In tutti i paesi ove si passava, le medesime dimostrazioni verso la comitiva, e /29/ segnatamente verso il buon servo di Dio, tenuto dappertutto, e con molta ragione, in concetto di santo. Questa favorevole opinione verso il missionario e il disprezzo che a poco a poco ne consegue pel patriarca eretico, sono buoni forieri, dice Mons. Massaia, di una crisi favorevole ai cristiani per l’indebolirsi dell’influenza grandissima esercitata fino a quel tempo al medesimo patriarca sulla corte e sul popolo. La cosa, secondo le parole del nostro Vescovo, era già a un bel segno, giacché paesi intieri correano spontaneamente ai piedi del missionario a dichiararsi fedeli cattolici. Dopo l’arrivo di Mons. Massaia col sig. de Jacobis, tre paesi furono accettati, e sarebbero anche stati accolti di più, se si fosse potuto permettere ai loro sacerdoti eretici l’esercizio del lor ministero. Ma non era possibile, essendo tutti invalidamente ordinati.

Imperocchè bisogna sapere a questo proposito quel che ci conta un altro Vescovo di Abissinia, in una lettera del medesimo anno 1847. L’Abuna o patriarca, benché ordinato validamente dal patriarca copto eretico, ordina però gli altri senza materia, nè forma, epperciò le sue ordinazioni sono nulle. Prima di /30/ tutto conferisce solamente il diaconato ed il sacerdozio; nessuno degli altri ordini. Li conferisce poi perfino strada facendo, e con un soffio, oppure con una semplice benedizione, e nient’altro. Quanto al caso finalmente che fa questo Vescovo dell’ordinazione, basti riferire questa assai curiosa, che una volta giunse ad ordinare diaconi un reggimento di soldati sul campo.

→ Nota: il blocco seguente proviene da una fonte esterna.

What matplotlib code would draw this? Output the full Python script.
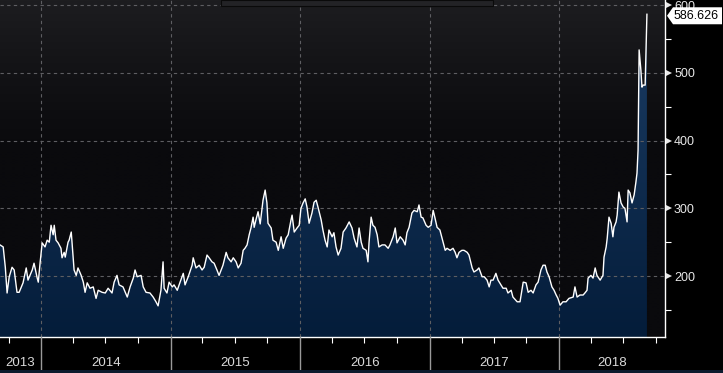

A questi inconvenienti rimediò in qualche tempo la presenza del vescovo Monsignor Massaia, autorizzato da Roma di ordinare gli Abissinesi, benché d’altro rito. Sicché diede molte ordinazioni, e il giorno della Purificazione finì per ordinare undici sacerdoti e cinque minoristi. Qui Monsignore conta la funzione assai solenne e grave che in quella circostanza ebbe luogo, e la commozione che produsse sia in lui, che vedeva quelle primizie delle fatiche del zelante missionario, sia negli ordinati ed in tutti gli astanti, non assuefatti a vedere che chiese disadorne e funzioni spoglie di ogni imponenza.

Questi vantaggi della Missione d’Abissinia erano il fine, per cui Dio voleva trarre colà Mons. Massaia. Ed egli ne fu poi contentissimo pel bene che dovettero /31/ apportarvi le sue ordinazioni. Quando scrisse la lettera, da cui abbiam tratto queste notizie, che fu in febbraio del 1847, egli intendeva fermarsi ancora là tanto da provvedere alla Missione un sufficiente numero di sacerdoti, e di partire per la sua Missione dei Galla, quando la Santa Sede avesse provveduto altrimenti alle ordinazioni necessarie nell’Abissinia. Prima però di partire ebbe ancora a vedere altre cose, come si vedrà nel capitolo seguente.

La presente lettera di Mons. Massaia termina con una bella memoria molto cara a lui, e che deve tornar cara anche a molti altri. Appena giunse colà, e il prefetto della Missione sentì che era piemontese, cioè di quella terra che avea per regina la bell’anima di Maria Adelaide, si affrettò a fargli vedere un bel bacile d’argento da lei regalalo a quella Missione, il che consolò grandemente il buon Vescovo, che dei benefizi di lei tanto si ricordava, e per cui conservava sì viva la gratitudine, e godette moltissimo in vedere che anche in quelle lontane contrade fosse conosciuto e benedetto il suo nome.